Die Grafen von Roden: Klostergründer, Burgenbauer, Stadtherren


Nachdem Graf Konrad I. von Roden 1196 nordwestlich der Stadt auf einer nicht mehr zu erkennenden Leineinsel das Monasterium Sanctae Mariae in Werdere, das Kloster Marienwerder, gegründet hatte, dessen Kirche in ihren romanischen Teilen der älteste Sakralbau Hannovers ist, wird sein Sohn Konrad II. vor 1215 als Bauherr der Burg Lauenrode auf dem linken Leineufer gegenüber dem damaligen Westausgang Hannovers vermutet. Nach anderen Annahmen soll Pfalzgraf Heinrich, der Sohn Heinrichs des Löwen, der Bauherr gewesen sein. Konrad III. von Roden verkaufte offenbar zwischen 1227 und 1239, seinem Todesjahr, als Stadtherr der Siedlung hanovere das Recht der Selbstverwaltung durch consules (Ratsherren) und zur Führung eines Siegels. Schriftliche Überlieferungen dieser Rechtsakte sind genauso wenig bekannt wie zu dem möglicherweise in diesen Jahren erfolgenden Bau des ersten Rathauses. Die unumschränkte Herrschaft Konrads III. hatte ein Ende gefunden, als Otto das Kind, Neffe und Erbe des Pfalzgrafen Heinrich, 1235 seine dem Kaiser übertragenen Eigengüter als Fahnenlehen zurückerhalten hatte und als Herzog zu Braunschweig und Lüneburg in den Reichsfürstenstand erhoben wurde. Er zog die Stadt Hannover 1241 als welfisches Lehen wieder ein und wurde selbst Stadtherr.

1241: Hannover wird welfische Landstadt


Die als Folge dieser politischen Veränderung ausgestellte Urkunde vom 26. Juni 1241 – die älteste, in zwei Fassungen vorliegende Urkunde des Stadtarchivs – machte Hannover zu einer welfischen Landstadt. Sie bezeichnete Hannover zum ersten Mal offiziell als civitas, war aber keine Stadtrechtsverleihungsurkunde im eigentlichen Sinn, sondern enthielt die Bestätigung älterer Rechte und die Verleihung neuer Privilegien. Der Herzog versprach, die vorhandenen städtischen Rechte zu achten, zu verbessern und zu mehren. Die Aufsicht über die Stadt und die Zivil- und Strafgerichtsbarkeit lagen in den Händen des den herzoglichen Stadtherrn vertretenden Vogtes (advocatus). Ihm war der Worthzins, eine Grundbesitzabgabe, zu leisten, denn der Stadtherr hatte nach altem Recht das Obereigentum am Grund und Boden, auf dem sich die Stadt entwickelte.

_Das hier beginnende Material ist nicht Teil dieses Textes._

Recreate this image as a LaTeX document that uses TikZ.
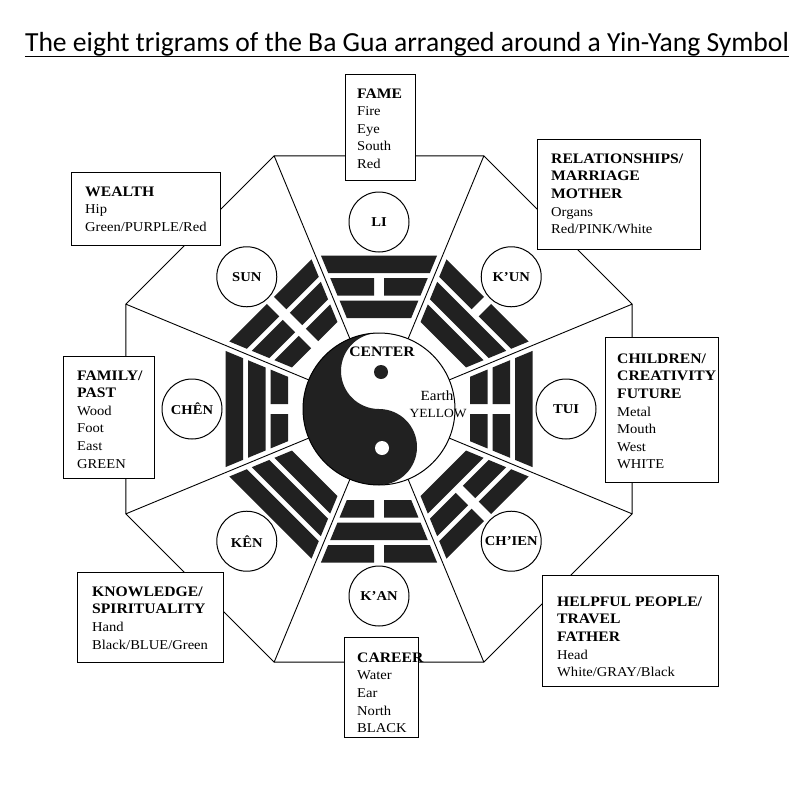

hanovere, honovere, Hannover und die Deutung des Namens


Ursprung und Deutung des im 12. Jahrhundert sogleich in zwei Schreibvarianten vorkommenden Namens der Stadt sind bis heute ebenso umstritten wie deren Entstehungsgeschichte. Zuerst zwar als hanovere überliefert, benutzte ihn die Urkunde von 1241 wie auch das Siegel an einer Urkunde von 1266 als honovere. Abgelöst wurde diese Schreibweise erst durch den nachreformatorischen Rat, der 1534 – wieder zuerst in einem Siegel – die Schreibweise Hannover einführte, die sich dann bis 1600 durchgesetzt hatte.